Mathematics Ph.D. Dissertations


Mixed Model Selection Based on the Conceptual Predictive Statistic

Date of Award


Document Type


Degree Name

Doctor of Philosophy (Ph.D.)


Mathematics/Mathematical Statistics

First Advisor

Junfeng Shang (Advisor)

Second Advisor

Hanfeng Chen (Committee Member)

Third Advisor

John Chen (Committee Member)

Fourth Advisor

Alexander Goberman (Committee Member)


Model selection plays an important role in statistical literature. The objective of model selection is to choose the most appropriate model from a potential large class of candidate models that balance the increase in fit against the increment in model complexity. To facilitate the selection process, a variety of model selection criteria are employed and have been developed for optimal selection of the most appropriate model.

The most popular model selection criteria are the Akaike Information Criterion (AIC, 1973. 1974) and the Bayesian Information Criterion (BIC, 1976). Over the past several decades, a number of additional model selection criteria have been proposed and investigated. One important one among these is Cp from Mallow (1973), which is based on the Gauss discrepancy.

In the dissertation, we focus on the development of variants of Cp in linear mixed models. Linear mixed model theory has expanded greatly in recent years, resulting in its widespread application in many areas of research. Therefore, the improvement of Cp in linear mixed model setting will significantly increase the efficiency and effectiveness of model selection.

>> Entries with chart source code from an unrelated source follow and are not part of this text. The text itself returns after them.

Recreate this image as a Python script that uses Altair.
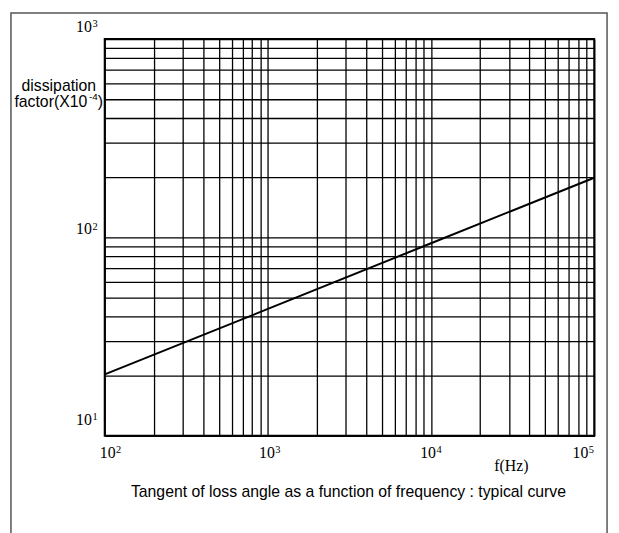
import altair as alt
import pandas as pd

# ---- data ----
freq = [100, 1000, 10000, 100000]            # f (Hz)
dissipation = [20.4, 43.6, 93.5, 200]         # dissipation factor (x10^-4)

x_grid = [100, 200, 300, 400, 500, 600, 700, 800, 900,
          1000, 2000, 3000, 4000, 5000, 6000, 7000, 8000, 9000,
          10000, 20000, 30000, 40000, 50000, 60000, 70000, 80000, 90000,
          100000]
y_grid = [10, 20, 30, 40, 50, 60, 70, 80, 90,
          100, 200, 300, 400, 500, 600, 700, 800, 900, 1000]

x_decades = [100, 1000, 10000, 100000]
x_exponents = ["2", "3", "4", "5"]
y_decades = [10, 100, 1000]
y_exponents = ["1", "2", "3"]

y_title_lines = ["dissipation", "factor(X10", "-4", ")"]
x_title = "f(Hz)"
caption = "Tangent of loss angle as a function of frequency : typical curve"

# ---- styling ----
SERIF = "Liberation Serif"
SANS = "Liberation Sans"
W, H = 496, 402
x_label_dx = [3, -1, -3, -14]
y_label_dy = [-11, -3, -7]

xscale = alt.Scale(type="log", domain=[100, 100000], nice=False)
yscale = alt.Scale(type="log", domain=[10, 1000], nice=False)
common_axis = dict(grid=True, labels=False, ticks=False, domain=False, title=None,
                   gridColor="#000000", gridWidth=1.3, gridOpacity=1)
X = alt.X("f:Q", scale=xscale, axis=alt.Axis(values=x_grid, **common_axis))
Y = alt.Y("d:Q", scale=yscale, axis=alt.Axis(values=y_grid, **common_axis))

line_df = pd.DataFrame({"f": freq, "d": dissipation})
line = alt.Chart(line_df).mark_line(color="#000000", strokeWidth=2).encode(x=X, y=Y)

frame = alt.Chart(pd.DataFrame({"a": [0]})).mark_rect(
    filled=False, stroke="#555555", strokeWidth=1.5
).encode(x=alt.value(-95), x2=alt.value(509), y=alt.value(-26.5), y2=alt.value(620))

layers = [frame, line]

# x tick labels 10^n
for v, e, off in zip(x_decades, x_exponents, x_label_dx):
    df = pd.DataFrame({"f": [v], "base": ["10"], "exp": [e]})
    layers.append(alt.Chart(df).mark_text(
        font=SERIF, fontSize=16, align="center", baseline="alphabetic",
        dx=off, color="#000000"
    ).encode(x=X, y=alt.value(H + 22), text="base:N"))
    layers.append(alt.Chart(df).mark_text(
        font=SERIF, fontSize=10.5, align="left", baseline="alphabetic",
        dx=off + 8.5, color="#000000"
    ).encode(x=X, y=alt.value(H + 17), text="exp:N"))

# y tick labels 10^n
for v, e, off in zip(y_decades, y_exponents, y_label_dy):
    df = pd.DataFrame({"d": [v], "base": ["10"], "exp": [e]})
    layers.append(alt.Chart(df).mark_text(
        font=SERIF, fontSize=16, align="right", baseline="alphabetic",
        dy=off, color="#000000"
    ).encode(y=Y, x=alt.value(-13), text="base:N"))
    layers.append(alt.Chart(df).mark_text(
        font=SERIF, fontSize=10.5, align="left", baseline="alphabetic",
        dy=off - 5, color="#000000"
    ).encode(y=Y, x=alt.value(-12.5), text="exp:N"))

# y title (two lines, with superscript -4)
ann = pd.DataFrame({"a": [0]})
layers.append(alt.Chart(ann).mark_text(font=SANS, fontSize=16, align="center",
                                       baseline="alphabetic", color="#000000")
              .encode(x=alt.value(-46.5), y=alt.value(52.5), text=alt.value(y_title_lines[0])))
layers.append(alt.Chart(ann).mark_text(font=SANS, fontSize=16, align="left",
                                       baseline="alphabetic", color="#000000")
              .encode(x=alt.value(-91.5), y=alt.value(68.5), text=alt.value(y_title_lines[1])))
layers.append(alt.Chart(ann).mark_text(font=SANS, fontSize=10, align="left",
                                       baseline="alphabetic", color="#000000")
              .encode(x=alt.value(-16), y=alt.value(62), text=alt.value(y_title_lines[2])))
layers.append(alt.Chart(ann).mark_text(font=SANS, fontSize=16, align="left",
                                       baseline="alphabetic", color="#000000")
              .encode(x=alt.value(-7), y=alt.value(68.5), text=alt.value(y_title_lines[3])))

# x title
layers.append(alt.Chart(ann).mark_text(font=SERIF, fontSize=16, align="center",
                                       baseline="alphabetic", color="#000000")
              .encode(x=alt.value(412), y=alt.value(438), text=alt.value(x_title)))
# caption
layers.append(alt.Chart(ann).mark_text(font=SANS, fontSize=16, align="center",
                                       baseline="alphabetic", color="#000000")
              .encode(x=alt.value(247), y=alt.value(463.5), text=alt.value(caption)))

chart = alt.layer(*layers).properties(
    width=W, height=H,
    autosize=alt.AutoSizeParams(type="none"),
    padding={"left": 98, "top": 28, "right": 17, "bottom": 95},
    background="white",
).configure_view(stroke="#000000", strokeWidth=2)

chart.save("out.html", embed_options={"renderer": "svg", "actions": False})
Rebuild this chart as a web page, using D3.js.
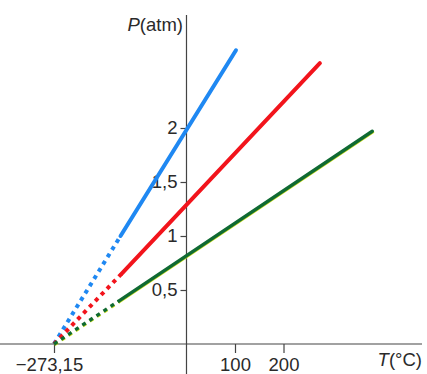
<!DOCTYPE html>
<html>
<head>
<meta charset="utf-8">
<script src="https://cdn.jsdelivr.net/npm/d3@7"></script>
<style>
  body { margin: 0; background: #fff; }
  text { font-family: "Liberation Sans", Arial, sans-serif; fill: #2a2a2a; }
</style>
</head>
<body>
<svg id="container" width="427" height="374"></svg>
<script>
(function (d3) {
  'use strict';

  // each gas line = absolute zero, end of dotted part, end of solid part
  const names = ['blue', 'red', 'green'];
  const colors = ['#1f88f2', '#f2141c', '#0f6a33'];
  const breakT = [-136, -134, -139];
  const breakP = [1.0, 0.65, 0.40];
  const endT = [102, 275, 383];
  const endP = [2.72, 2.6, 1.97];
  const zeroT = -273.15;

  const xTicks = [-273.15, 100, 200];
  const xTickLabels = ['−273,15', '100', '200'];
  const yTicks = [0.5, 1, 1.5, 2];

  const svg = d3.select('#container');

  const x = d3.scaleLinear().domain([-273.15, 100]).range([54, 235]);
  const y = d3.scaleLinear().domain([0, 2]).range([344, 128]);
  const comma = d3.formatLocale({ decimal: ',', thousands: '.', grouping: [3], currency: ['', ''] }).format('~g');

  // axes lines
  svg.append('line')
    .attr('x1', 0).attr('x2', 422)
    .attr('y1', y(0)).attr('y2', y(0))
    .attr('stroke', '#444').attr('stroke-width', 1.2);
  svg.append('line')
    .attr('x1', x(0)).attr('x2', x(0))
    .attr('y1', 15).attr('y2', 374)
    .attr('stroke', '#444').attr('stroke-width', 1.2);

  const yAxis = svg.append('g')
    .attr('transform', `translate(${x(0)},0)`)
    .call(d3.axisLeft(y).tickValues(yTicks).tickSize(6).tickPadding(3).tickFormat(comma));
  yAxis.select('.domain').remove();
  yAxis.selectAll('line').attr('stroke', '#444').attr('stroke-width', 1.2);
  yAxis.selectAll('text').attr('font-size', 18.5).attr('fill', '#2a2a2a')
    .attr('font-family', '"Liberation Sans", Arial, sans-serif');

  const xAxis = svg.append('g')
    .attr('transform', `translate(0,${y(0)})`)
    .call(d3.axisBottom(x).tickValues(xTicks).tickSize(9).tickPadding(5)
      .tickFormat((d, i) => xTickLabels[i]));
  xAxis.select('.domain').remove();
  xAxis.selectAll('line').attr('stroke', '#444').attr('stroke-width', 1.2);
  xAxis.selectAll('text').attr('font-size', 18.5).attr('fill', '#2a2a2a')
    .attr('font-family', '"Liberation Sans", Arial, sans-serif');
  xAxis.selectAll('text').filter((d, i) => i === 0).attr('dx', -5);

  // gas lines
  names.forEach((name, i) => {
    const g = svg.append('g').attr('class', 'gas-' + name);
    const dotted = [[zeroT, 0], [breakT[i], breakP[i]]];
    const solid = [[breakT[i], breakP[i]], [endT[i], endP[i]]];
    const line = d3.line().x((d) => x(d[0])).y((d) => y(d[1]));
    const w = name === 'green' ? 3.4 : 4;

    if (name === 'green') {
      // yellowish edge seen under the green print
      g.append('path').attr('d', line(solid)).attr('transform', 'translate(0.5,0.8)')
        .attr('fill', 'none').attr('stroke', '#c9dc1a').attr('stroke-width', 3)
        .attr('stroke-linecap', 'round');
      g.append('path').attr('d', line(dotted)).attr('transform', 'translate(0.5,0.8)')
        .attr('fill', 'none').attr('stroke', '#c9dc1a').attr('stroke-width', 3)
        .attr('stroke-dasharray', '4,4.5');
    }
    g.append('path').attr('d', line(dotted))
      .attr('fill', 'none').attr('stroke', colors[i]).attr('stroke-width', w)
      .attr('stroke-dasharray', '4,4.5');
    g.append('path').attr('d', line(solid))
      .attr('fill', 'none').attr('stroke', colors[i]).attr('stroke-width', w)
      .attr('stroke-linecap', 'round');
  });

  // axis titles
  const pLabel = svg.append('text')
    .attr('x', 183).attr('y', 31).attr('text-anchor', 'end').attr('font-size', 18.5);
  pLabel.append('tspan').attr('font-style', 'italic').text('P');
  pLabel.append('tspan').text('(atm)');

  const tLabel = svg.append('text')
    .attr('x', 422).attr('y', 366).attr('text-anchor', 'end').attr('font-size', 18.5);
  tLabel.append('tspan').attr('font-style', 'italic').text('T');
  tLabel.append('tspan').text('(°C)');

}(d3));
</script>
</body>
</html>
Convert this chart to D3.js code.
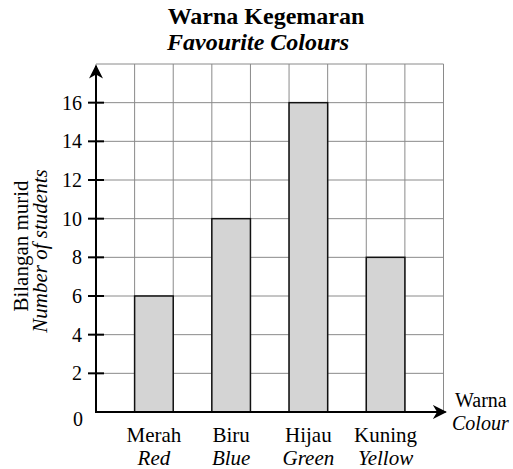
<!DOCTYPE html>
<html>
<head>
<meta charset="utf-8">
<script src="https://cdn.jsdelivr.net/npm/d3@7"></script>
<style>
  html, body { margin: 0; padding: 0; background: #fff; }
  svg { display: block; font-family: "Liberation Serif", "Times New Roman", serif; }
</style>
</head>
<body>
<svg id="chart" width="513" height="469"></svg>
<script>
// Favourite colours survey
const categories = ["Merah", "Biru", "Hijau", "Kuning"];
const categoriesEn = ["Red", "Blue", "Green", "Yellow"];
const students = [6, 10, 16, 8];
const yTicks = [2, 4, 6, 8, 10, 12, 14, 16];
const yMax = 18;

const svg = d3.select("#chart");
const plotLeft = 96, plotRight = 443.5, plotTop = 64, plotBottom = 412;

const x = d3.scaleBand().domain(categories).range([plotLeft, plotRight])
  .paddingInner(0.5).paddingOuter(0.5);
const y = d3.scaleLinear().domain([0, yMax]).range([plotBottom, plotTop]);

// Square grid: one column per half step of the band scale, one row per 2 students
const colW = x.step() / 2;
const nCols = Math.round((plotRight - plotLeft) / colW);
const grid = svg.append("g").attr("stroke", "#8a8a8a").attr("stroke-width", 1);
d3.range(0, nCols + 1).forEach(i => {
  grid.append("line")
    .attr("x1", plotLeft + i * colW).attr("x2", plotLeft + i * colW)
    .attr("y1", plotTop).attr("y2", plotBottom);
});
d3.range(0, yMax + 1, 2).forEach(v => {
  grid.append("line")
    .attr("x1", plotLeft).attr("x2", plotRight)
    .attr("y1", y(v)).attr("y2", y(v));
});

// Bars
svg.append("g").selectAll("rect").data(students).join("rect")
  .attr("x", (d, i) => x(categories[i]))
  .attr("y", d => y(d))
  .attr("width", x.bandwidth())
  .attr("height", d => y(0) - y(d))
  .attr("fill", "#d4d4d4")
  .attr("stroke", "#111")
  .attr("stroke-width", 1.5);

// Arrow heads
const defs = svg.append("defs");
defs.append("marker").attr("id", "arrow")
  .attr("viewBox", "0 0 10 10").attr("refX", 9).attr("refY", 5)
  .attr("markerWidth", 14).attr("markerHeight", 14)
  .attr("markerUnits", "userSpaceOnUse")
  .attr("orient", "auto")
  .append("path").attr("d", "M0,0 L10,5 L0,10 L3,5 Z").attr("fill", "#000");

// Axes
svg.append("line").attr("x1", plotLeft).attr("x2", plotLeft)
  .attr("y1", plotBottom + 1).attr("y2", plotTop + 2)
  .attr("stroke", "#000").attr("stroke-width", 2).attr("marker-end", "url(#arrow)");
svg.append("line").attr("x1", plotLeft - 1).attr("x2", plotRight + 2)
  .attr("y1", plotBottom).attr("y2", plotBottom)
  .attr("stroke", "#000").attr("stroke-width", 2).attr("marker-end", "url(#arrow)");

// Y ticks and labels
const yt = svg.append("g");
yTicks.forEach(v => {
  yt.append("line").attr("x1", plotLeft - 8).attr("x2", plotLeft + 8)
    .attr("y1", y(v)).attr("y2", y(v))
    .attr("stroke", "#000").attr("stroke-width", 2);
  yt.append("text").attr("x", plotLeft - 14).attr("y", y(v) + 7)
    .attr("text-anchor", "end").attr("font-size", 20).text(v);
});
svg.append("text").attr("x", plotLeft - 13).attr("y", plotBottom + 14)
  .attr("text-anchor", "end").attr("font-size", 20).text(0);

// Category labels
const cat = svg.append("g").attr("text-anchor", "middle").attr("font-size", 21);
categories.forEach((c, i) => {
  const cx = x(c) + x.bandwidth() / 2;
  cat.append("text").attr("x", cx).attr("y", 442).text(c);
  cat.append("text").attr("x", cx).attr("y", 465).attr("font-style", "italic").text(categoriesEn[i]);
});

// X axis title
svg.append("text").attr("x", 455).attr("y", 407).attr("font-size", 20).text("Warna");
svg.append("text").attr("x", 452).attr("y", 430).attr("font-size", 20)
  .attr("font-style", "italic").text("Colour");

// Y axis title
const yl = svg.append("g").attr("text-anchor", "middle").attr("font-size", 21);
yl.append("text").attr("transform", "translate(28,246) rotate(-90)").text("Bilangan murid");
yl.append("text").attr("transform", "translate(47,251) rotate(-90)")
  .attr("font-style", "italic").text("Number of students");

// Chart title
const t = svg.append("g").attr("text-anchor", "middle").attr("font-weight", "bold").attr("font-size", 24);
t.append("text").attr("x", 266).attr("y", 24).text("Warna Kegemaran");
t.append("text").attr("x", 258).attr("y", 50).attr("font-style", "italic").text("Favourite Colours");
</script>
</body>
</html>
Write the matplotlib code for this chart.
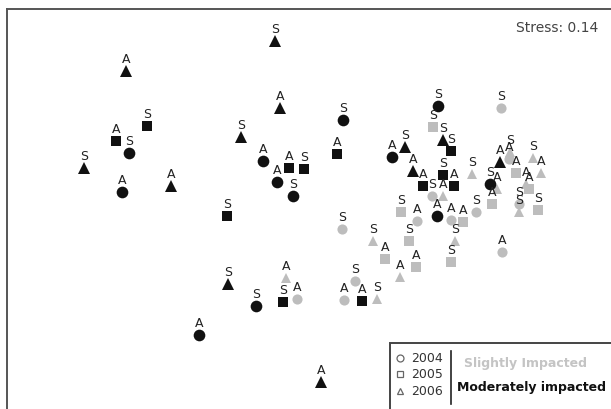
import matplotlib
matplotlib.use("Agg")
import matplotlib.pyplot as plt
from matplotlib.lines import Line2D
from matplotlib.patches import Rectangle

# NMDS ordination of sites (axis 1, axis 2), sampling year, impact class, site code
nmds1 = [
    # moderately impacted
    -0.25, -1.74, -0.20, -1.53, -1.84, -1.71, -0.59, -2.16, -0.37, -0.11, 0.04,
    -0.23, -0.07, -1.29, -1.78, 0.43, 0.37, 1.38, 1.43, 1.51, 0.92, 1.05, 1.13,
    1.43, 1.23, 1.54, 2.00, 1.90, 1.37, -0.73, -0.72, -0.44, -0.17, -1.01, 0.62,
    0.21,
    # slightly impacted
    2.01, 1.33, 1.32, 1.43, 1.72, 2.09, 2.10, 2.16, 2.33, 2.41, 2.29, 2.26,
    2.19, 2.19, 2.38, 1.97, 1.92, 1.76, 1.01, 1.17, 1.51, 1.63, 0.42, 0.73,
    0.85, 1.09, 1.16, 1.00, 1.55, 1.51, 2.02, 0.55, 0.44, 0.77, -0.14, -0.03,
]
nmds2 = [
    1.58, 1.28, 0.91, 0.73, 0.58, 0.46, 0.62, 0.31, 0.38, 0.31, 0.30,
    0.17, 0.03, 0.13, 0.07, 0.79, 0.45, 0.93, 0.59, 0.48, 0.42, 0.52, 0.28,
    0.24, 0.13, 0.13, 0.37, 0.15, -0.17, -0.17, -0.85, -1.07, -1.03, -1.36, -1.02,
    -1.83,
    0.91, 0.72, 0.03, 0.03, 0.25, 0.40, 0.47, 0.26, 0.41, 0.26, 0.10, 0.15,
    -0.05, -0.13, -0.11, 0.10, -0.05, -0.13, -0.13, -0.22, -0.21, -0.23, -0.30, -0.42,
    -0.60, -0.42, -0.68, -0.78, -0.42, -0.63, -0.53, -0.82, -1.01, -1.00, -0.79, -1.00,
]
year = [
    2006, 2006, 2006, 2005, 2005, 2004, 2006, 2006, 2004, 2005, 2005,
    2004, 2004, 2006, 2004, 2004, 2005, 2004, 2006, 2005, 2004, 2006, 2006,
    2005, 2005, 2005, 2006, 2004, 2004, 2005, 2006, 2004, 2005, 2004, 2005,
    2006,
    2004, 2005, 2004, 2006, 2006, 2004, 2006, 2005, 2006, 2006, 2005, 2006,
    2004, 2006, 2005, 2006, 2005, 2004, 2005, 2004, 2004, 2005, 2004, 2006,
    2005, 2005, 2005, 2006, 2006, 2005, 2004, 2004, 2004, 2006, 2006, 2004,
]
impact = ["Moderately impacted"] * 36 + ["Slightly Impacted"] * 36
site = [
    "S", "A", "A", "S", "A", "S", "S", "S", "A", "A", "S",
    "A", "S", "A", "A", "S", "A", "S", "S", "S", "A", "S", "A",
    "S", "A", "A", "A", "S", "A", "S", "S", "S", "S", "A", "A",
    "A",
    "S", "S", "S", "A", "S", "A", "S", "A", "S", "A", "A", "A",
    "S", "S", "S", "A", "A", "S", "S", "A", "A", "A", "S", "S",
    "A", "S", "A", "A", "S", "S", "A", "S", "A", "S", "A", "A",
]
stress = 0.14

year_marker = {2004: "o", 2005: "s", 2006: "^"}
impact_style = {
    "Slightly Impacted": dict(color="#bdbdbd", sizes={2004: 7.3, 2005: 6.6, 2006: 6.6}),
    "Moderately impacted": dict(color="#111111", sizes={2004: 8.4, 2005: 7.4, 2006: 8.2}),
}

W, H = 611, 410
fig = plt.figure(figsize=(W / 100, H / 100), dpi=100)
ax = fig.add_axes([7 / W, -10 / H, 610 / W, 410 / H])
ax.set_xlim(-2.93, 3.17)
ax.set_ylim(-2.2, 1.9)
ax.set_xticks([])
ax.set_yticks([])
for side, sp in ax.spines.items():
    sp.set_color("#555555")
    sp.set_linewidth(1.4)

# markers: slightly impacted underneath, moderately impacted on top
for imp in ["Slightly Impacted", "Moderately impacted"]:
    st = impact_style[imp]
    for yr in [2004, 2005, 2006]:
        xs = [x for x, i, y_ in zip(nmds1, impact, year) if i == imp and y_ == yr]
        ys = [y for y, i, y_ in zip(nmds2, impact, year) if i == imp and y_ == yr]
        ax.plot(xs, ys, linestyle="none", marker=year_marker[yr],
                markersize=st["sizes"][yr], color=st["color"],
                markeredgewidth=0, zorder=2 if imp.startswith("M") else 1)

# site codes above each point
for x, y, s in zip(nmds1, nmds2, site):
    ax.annotate(s, (x, y), xytext=(0, 6.8), textcoords="offset points",
                ha="center", va="baseline", fontsize=9, color="#222222", zorder=3)

ax.text(0.97, 0.957, f"Stress: {stress:.2f}", transform=ax.transAxes,
        ha="right", va="center", fontsize=10, color="#444444")

# legend box
def fx(px):
    return px / W

def fy(py):
    return 1 - py / H

fig.add_artist(Rectangle((fx(390), fy(420)), fx(240), fy(344) - fy(420),
                         transform=fig.transFigure, facecolor="white",
                         edgecolor="#444444", linewidth=1.4, zorder=5))
for yr, py in zip([2004, 2005, 2006], [359, 375, 392]):
    fig.add_artist(Line2D([fx(400)], [fy(py)], marker=year_marker[yr], markersize=5,
                          markerfacecolor="white", markeredgecolor="#666666",
                          markeredgewidth=0.9, linestyle="none",
                          transform=fig.transFigure, zorder=6))
    fig.text(fx(411), fy(py), str(yr), ha="left", va="center", fontsize=9,
             color="#333333", zorder=6)
fig.add_artist(Line2D([fx(451), fx(451)], [fy(352), fy(405)], color="#222222",
                      linewidth=1.2, transform=fig.transFigure, zorder=6))
fig.text(fx(464), fy(364), "Slightly Impacted", ha="left", va="center", fontsize=9,
         fontweight="bold", color="#c4c4c4", zorder=6)
fig.text(fx(457), fy(388), "Moderately impacted", ha="left", va="center", fontsize=9,
         fontweight="bold", color="#111111", zorder=6)

fig.savefig("out.png", dpi=100)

We propose the model selection criteria following Mallow's Cp (1973) statistic in linear mixed models. The first proposed criterion is marginal Cp, called MCp. We first derive MCp based on the expected Gauss discrepancy. For the set of candidate models including the true model, we adopt a consistent estimator of correlation matrix of response data. Then we form and prove an idempotent matrix in linear mixed models, which leads to an asymptotically unbiased estimator of the expected Gauss discrepancy between a candidate model and the true model, called MCp. An improvement of MCp, called IMCp, is then proposed and proved, which is also an asymptotically unbiased estimator of the expected Gauss discrepancy. In the simulation study, a set of increasing correlation coefficients in the correlation matrix of the response variable is employed for demonstrating the performance of the proposed MCp and IMCp. The simulated data are generated in different sample sizes to investigate the effect of the sample size on the performance of the proposed criteria. The simulation results illustrate that under suitable conditions, the proposed criteria outperform AIC and BIC in selecting the correct model. The IMCp behaves best when the maximum likelihood estimator (MLE) is used. Additionally, the proposed criteria perform significantly better for highly correlated response data than for weakly correlated data.

The second proposed criterion is conditional Cp, called CCp. We derive the CCp under the conditional mean of response variable. Corresponding to the case where the covariance matrix is known or unknown, we derive two versions of the conditional Cp, called TCCp and CCp, respectively, and they are proved based on the expected conditional Gauss discrepancy. When the covariance matrix is known, the TCCp is an unbiased estimator of the expected conditional Gauss discrepancy; when the covariance matrix is unknown, the CCp is an asymptotically unbiased estimator of the expected conditional Gauss discrepancy. In estimation, the best linear unbiased predictor (BLUP) is employed. The simulation results demonstrate that when the true model includes significant fixed effects variables, both TCCp and CCp perform effectively in selecting the correct model. When the variance components are unknown, the penalty term in CCp computed by the estimated effective degrees of freedom yields a very good approximation to the bias correction between the target discrepancy and the goodness-of-fit part in the proposed criteria.